This week's announcements at the conclusion of shabbat morning services included an invitation to play softball the next day and a reminder to the men in attendance that the minyan failed to materialize several times during the previous week. On four occasions they got nine, which would make for a softball team which I think counts women, but not for a minyan which does not. I could have gone yesterday morning but didn't, even though I am an Ovel. I hardly ever miss Friday night at the Reform Beth Emeth and if not on call generally make it to shabbos morning for kaddish but I do not feel captured by the plea of the Rabbi and a few others for community. On occasion, it is announced that a particular individual has yahrtzeit and a few men set their clocks to enable attendance. But other than shabbat and Sunday mornings, the required quorum does not always materialize.
Ari Goldman's Living a Year of Kaddish included several hundred pages on minyanim, largely struggling ones, despite his orthodox practice. During my shiva last fall we got the ten at the two Chabad locations in Florida and at AKSE each morning but struggled with the evenings, requiring personal invitations.

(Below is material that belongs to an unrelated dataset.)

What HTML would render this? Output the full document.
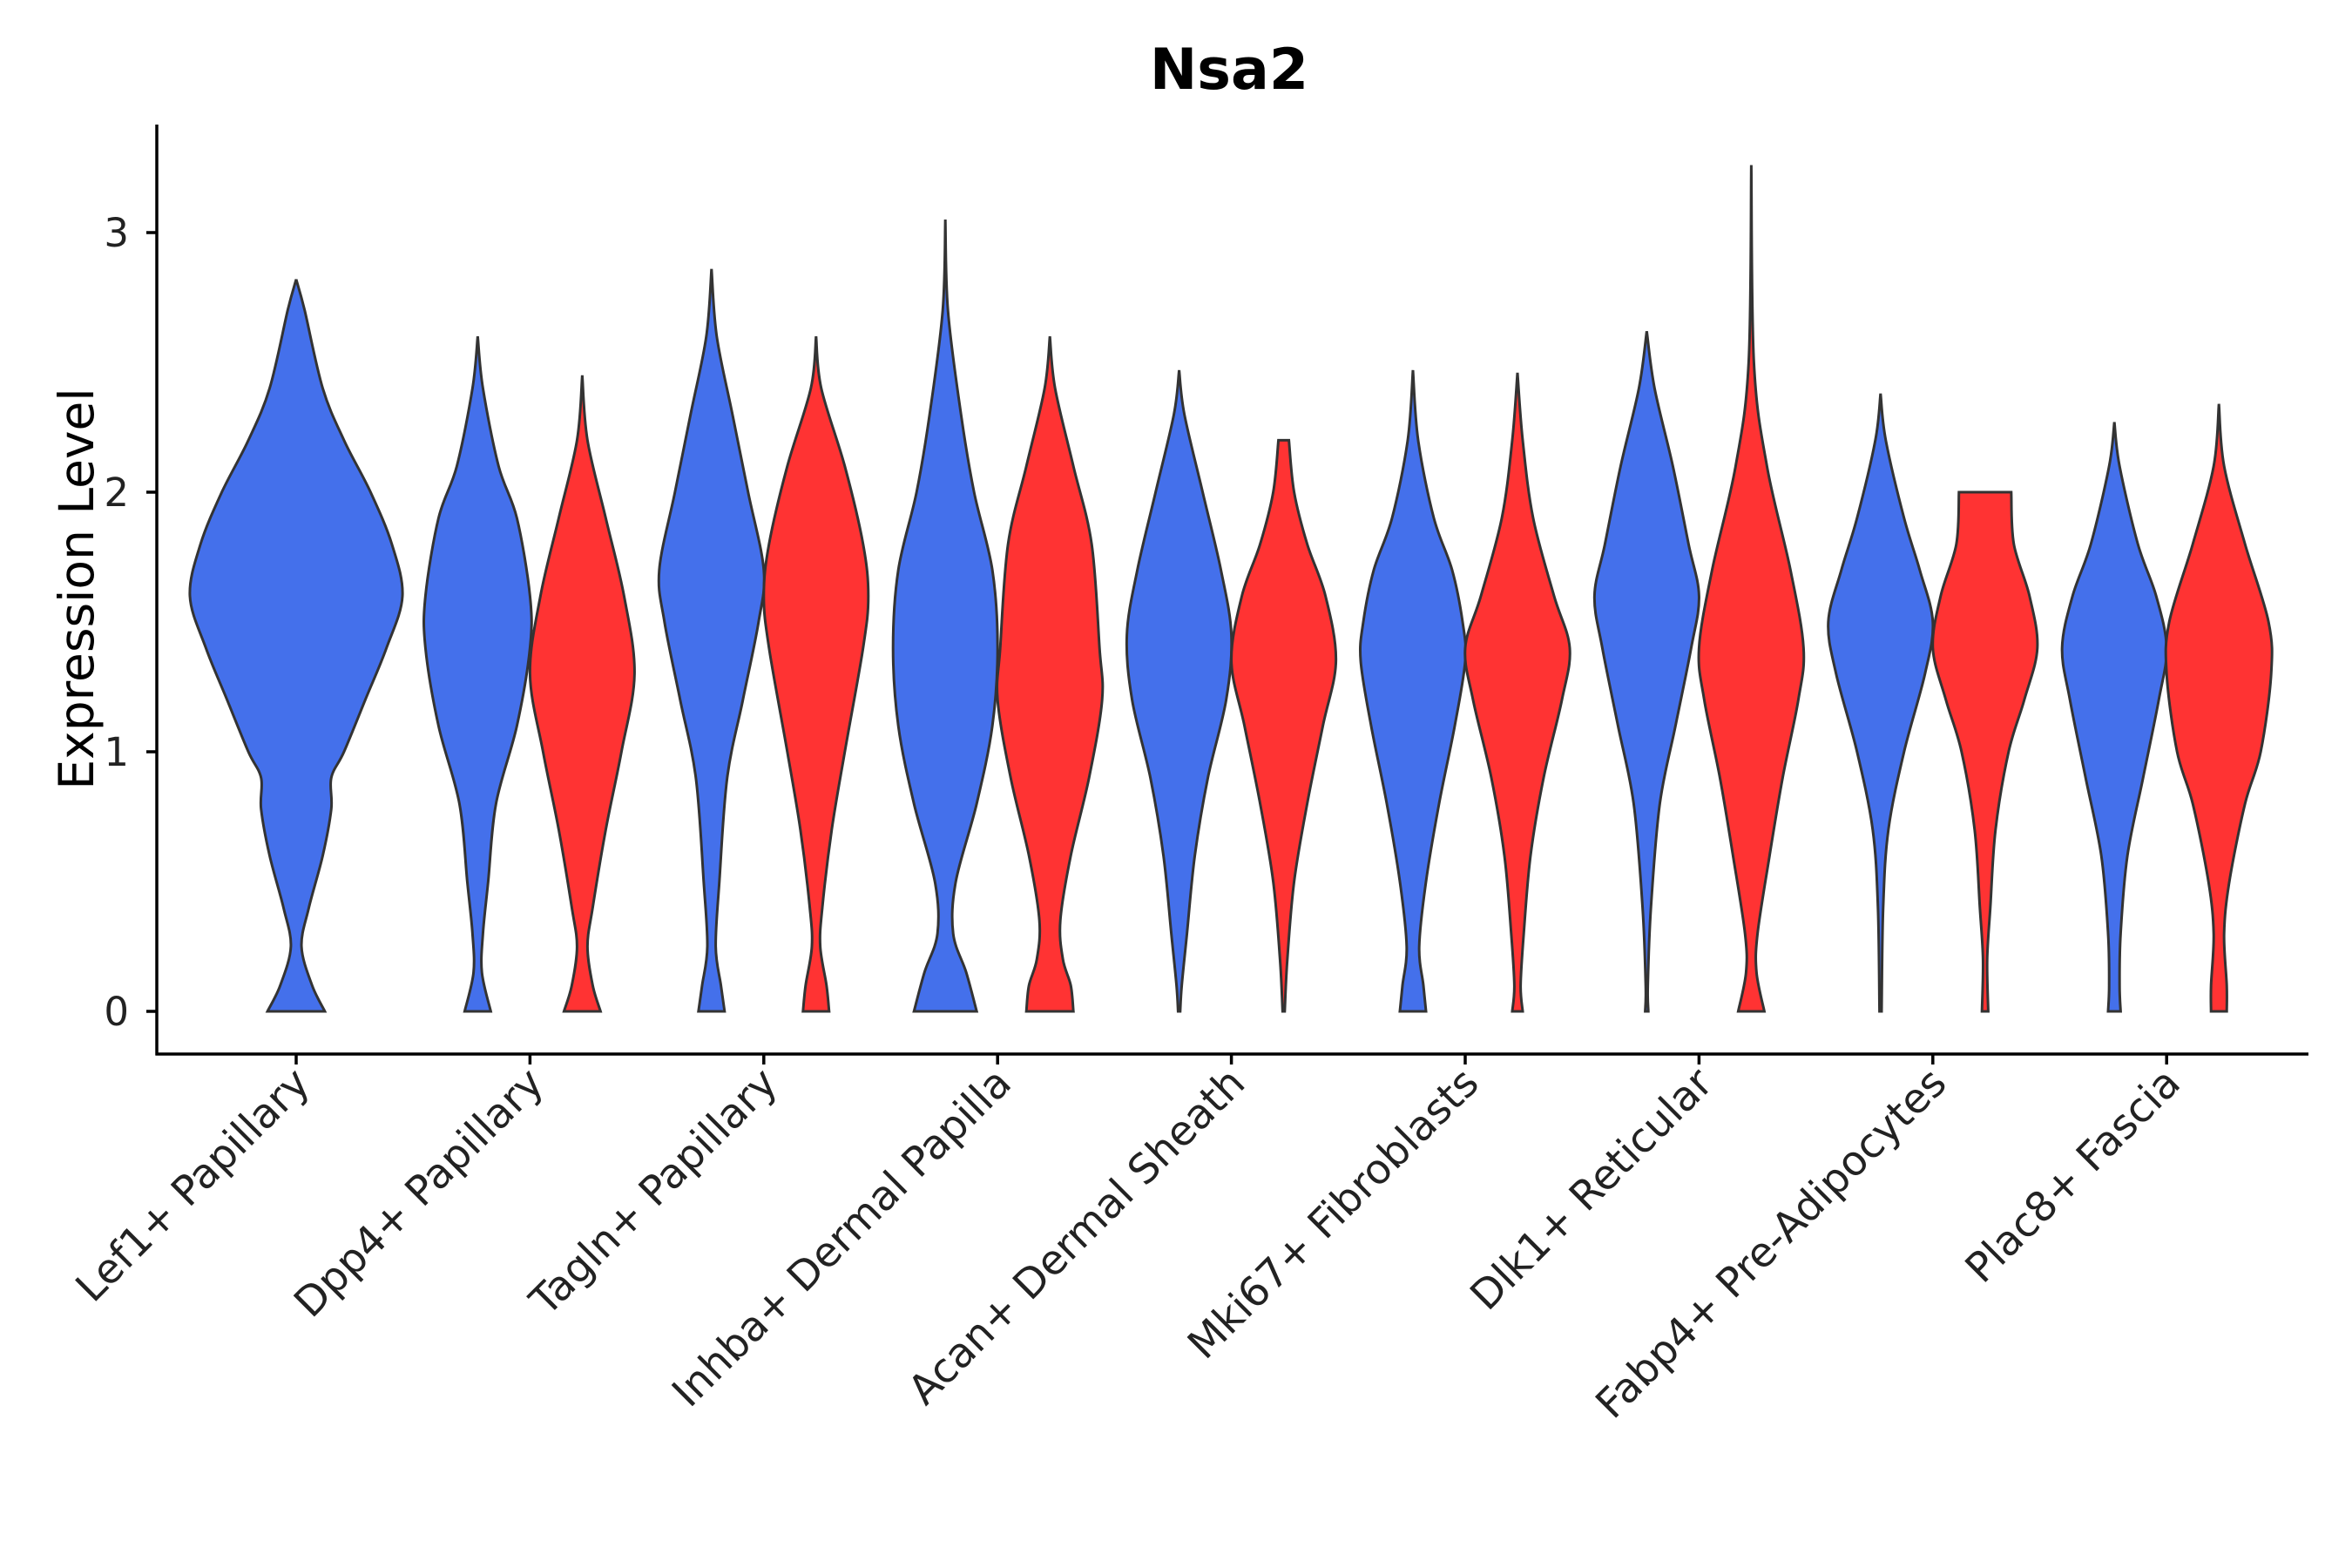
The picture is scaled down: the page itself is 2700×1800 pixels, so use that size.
<!DOCTYPE html>
<html>
<head>
<meta charset="utf-8">
<style>
html,body{margin:0;padding:0;background:#fff;}
svg{display:block;font-family:"DejaVu Sans","Liberation Sans",sans-serif;}
</style>
</head>
<body>
<svg id="chart" width="2700" height="1800" viewBox="0 0 2700 1800" xmlns="http://www.w3.org/2000/svg">
  <rect width="2700" height="1800" fill="#fff"/>
  <text x="1411" y="102" text-anchor="middle" font-size="65" font-weight="bold" fill="#000">Nsa2</text>
  <text transform="translate(107,676) rotate(-90)" text-anchor="middle" font-size="55" fill="#000">Expression Level</text>
  <g id="violins"></g>
  <g id="axes"></g>
</svg>
<script>
const categories = ["Lef1+ Papillary","Dpp4+ Papillary","Tagln+ Papillary","Inhba+ Dermal Papilla","Acan+ Dermal Sheath","Mki67+ Fibroblasts","Dlk1+ Reticular","Fabp4+ Pre-Adipocytes","Plac8+ Fascia"];
const yTicks = [0,1,2,3];
// density profiles: [expression value, relative half-width]
const blueProfiles = [
 [[2.82,0],[2.7,0.08],[2.4,0.25],[2.2,0.45],[2.0,0.7],[1.8,0.9],[1.6,1.0],[1.4,0.85],[1.2,0.65],[1.0,0.45],[0.9,0.33],[0.78,0.33],[0.6,0.25],[0.4,0.12],[0.25,0.05],[0.1,0.15],[0,0.27]],
 [[2.6,0],[2.4,0.1],[2.1,0.4],[1.9,0.75],[1.6,1.0],[1.4,1.0],[1.1,0.75],[0.8,0.35],[0.5,0.2],[0.3,0.1],[0.15,0.08],[0,0.25]],
 [[2.86,0],[2.6,0.1],[2.3,0.4],[2.0,0.7],[1.7,1.0],[1.5,0.9],[1.2,0.6],[0.9,0.3],[0.5,0.15],[0.25,0.08],[0.1,0.18],[0,0.25]],
 [[3.05,0],[2.7,0.05],[2.3,0.3],[2.0,0.55],[1.7,0.9],[1.4,1.0],[1.1,0.9],[0.8,0.6],[0.5,0.2],[0.3,0.15],[0.15,0.4],[0,0.6]],
 [[2.47,0],[2.3,0.1],[2.0,0.45],[1.7,0.8],[1.45,1.0],[1.2,0.9],[0.9,0.55],[0.6,0.3],[0.3,0.15],[0.1,0.05],[0,0.02]],
 [[2.47,0],[2.2,0.1],[1.9,0.4],[1.7,0.75],[1.5,0.95],[1.35,1.0],[1.1,0.8],[0.8,0.5],[0.5,0.25],[0.25,0.12],[0.1,0.2],[0,0.25]],
 [[2.62,0],[2.4,0.15],[2.1,0.5],[1.8,0.8],[1.6,1.0],[1.4,0.85],[1.1,0.55],[0.8,0.25],[0.4,0.08],[0.1,0.02],[0,0.03]],
 [[2.38,0],[2.2,0.1],[1.9,0.45],[1.7,0.75],[1.5,1.0],[1.3,0.85],[1.0,0.45],[0.7,0.15],[0.4,0.05],[0,0.02]],
 [[2.27,0],[2.1,0.1],[1.8,0.45],[1.6,0.8],[1.4,1.0],[1.2,0.85],[0.9,0.55],[0.6,0.25],[0.3,0.12],[0.1,0.1],[0,0.12]]
];
const redProfiles = [
 null,
 [[2.45,0],[2.2,0.1],[1.9,0.45],[1.6,0.8],[1.3,1.0],[1.0,0.75],[0.7,0.45],[0.4,0.2],[0.25,0.1],[0.1,0.2],[0,0.35]],
 [[2.6,0],[2.4,0.1],[2.1,0.55],[1.8,0.9],[1.6,1.0],[1.4,0.9],[1.0,0.55],[0.7,0.3],[0.4,0.12],[0.25,0.08],[0.1,0.2],[0,0.25]],
 [[2.6,0],[2.4,0.1],[2.1,0.45],[1.8,0.8],[1.4,0.95],[1.2,1.0],[0.9,0.75],[0.6,0.4],[0.35,0.2],[0.2,0.25],[0.1,0.4],[0,0.45]],
 [[2.2,0.1],[2.0,0.2],[1.8,0.45],[1.6,0.8],[1.35,1.0],[1.1,0.75],[0.8,0.45],[0.5,0.2],[0.2,0.07],[0,0.02]],
 [[2.46,0],[2.2,0.1],[1.9,0.3],[1.6,0.7],[1.4,1.0],[1.2,0.85],[0.9,0.5],[0.6,0.25],[0.3,0.12],[0.1,0.06],[0,0.1]],
 [[3.26,0],[2.5,0.05],[2.1,0.3],[1.7,0.75],[1.4,1.0],[1.2,0.9],[0.9,0.6],[0.6,0.35],[0.3,0.12],[0.15,0.1],[0,0.25]],
 [[2.0,0.5],[1.8,0.55],[1.6,0.85],[1.4,1.0],[1.2,0.75],[1.0,0.45],[0.7,0.2],[0.4,0.1],[0.2,0.04],[0,0.06]],
 [[2.34,0],[2.1,0.1],[1.8,0.5],[1.5,0.95],[1.3,1.0],[1.0,0.8],[0.8,0.5],[0.5,0.2],[0.3,0.1],[0.1,0.15],[0,0.15]]
];

const NS="http://www.w3.org/2000/svg";
const X0=180, X1=2650, Y_TOP=143, Y_AX=1210;
const xScale = i => 340 + i*268.4;
const yScale = v => 1161 - v*298;
const SPLIT_OFF=60, SPLIT_W=60, FULL_W=122;

function smoothSide(pts){
  let d="";
  for(let i=0;i<pts.length-1;i++){
    const p0=pts[Math.max(0,i-1)],p1=pts[i],p2=pts[i+1],p3=pts[Math.min(pts.length-1,i+2)];
    const c1=[p1[0]+(p2[0]-p0[0])/6,p1[1]+(p2[1]-p0[1])/6];
    const c2=[p2[0]-(p3[0]-p1[0])/6,p2[1]-(p3[1]-p1[1])/6];
    d+=` C${c1[0].toFixed(1)},${c1[1].toFixed(1)} ${c2[0].toFixed(1)},${c2[1].toFixed(1)} ${p2[0].toFixed(1)},${p2[1].toFixed(1)}`;
  }
  return d;
}
function violinPath(prof,cx,hw){
  const right=prof.map(p=>[cx+p[1]*hw,yScale(p[0])]);
  const left=prof.slice().reverse().map(p=>[cx-p[1]*hw,yScale(p[0])]);
  let d=`M${left[left.length-1][0]},${left[left.length-1][1]} L${right[0][0]},${right[0][1]}`;
  d+=smoothSide(right);
  d+=` L${left[0][0]},${left[0][1]}`;
  d+=smoothSide(left);
  return d+" Z";
}
const vg=document.getElementById("violins");
categories.forEach((c,i)=>{
  const cx=xScale(i);
  const red=redProfiles[i];
  const b=document.createElementNS(NS,"path");
  b.setAttribute("d", red? violinPath(blueProfiles[i],cx-SPLIT_OFF,SPLIT_W) : violinPath(blueProfiles[i],cx,FULL_W));
  b.setAttribute("fill","#4470EB");b.setAttribute("stroke","#333");b.setAttribute("stroke-width","3");
  
  
  vg.appendChild(b);
  if(red){
    const r=document.createElementNS(NS,"path");
    r.setAttribute("d",violinPath(red,cx+SPLIT_OFF,SPLIT_W));
    r.setAttribute("fill","#FF3333");r.setAttribute("stroke","#333");r.setAttribute("stroke-width","3");
    
    
    vg.appendChild(r);
  }
});
const ag=document.getElementById("axes");
function line(x1,y1,x2,y2,name){
  const l=document.createElementNS(NS,"line");
  l.setAttribute("x1",x1);l.setAttribute("y1",y1);l.setAttribute("x2",x2);l.setAttribute("y2",y2);
  l.setAttribute("stroke","#000");l.setAttribute("stroke-width","3.5");
  
  
  ag.appendChild(l);
}
line(X0,Y_TOP,X0,Y_AX+1.5,"y-axis-line");
line(X0-1.5,Y_AX,X1,Y_AX,"x-axis-line");
yTicks.forEach(v=>{
  const y=yScale(v);
  line(X0-12,y,X0,y,"y-tick");
  const t=document.createElementNS(NS,"text");
  t.setAttribute("x",148);t.setAttribute("y",y+16);t.setAttribute("text-anchor","end");
  t.setAttribute("font-size","45");t.setAttribute("fill","#222");
  t.textContent=v;
  
  
  ag.appendChild(t);
});
categories.forEach((c,i)=>{
  const x=xScale(i);
  line(x,Y_AX,x,Y_AX+12,"x-tick");
  const t=document.createElementNS(NS,"text");
  t.setAttribute("transform",`translate(${x+18},${Y_AX+36}) rotate(-45)`);
  t.setAttribute("text-anchor","end");t.setAttribute("font-size","47");t.setAttribute("fill","#222");
  t.textContent=c;
  
  
  ag.appendChild(t);
});
</script>
</body>
</html>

In many ways the minyan has become a club with its regulars. They see themselves as a predictable service to others who can take it or leave it, but never see a need to inconvenience the club members in any way to make it more attractive or secure. There will be appeals for attendance as long as the required ten remains insecure. Once there are ten regulars, as there were at AKSE not that many years ago before three of the daily attendees made Aliyah, the solicitation to have more people attend loses its urgency. There is no longer a reason to expand the club or modify it so that it might be more attractive to more men.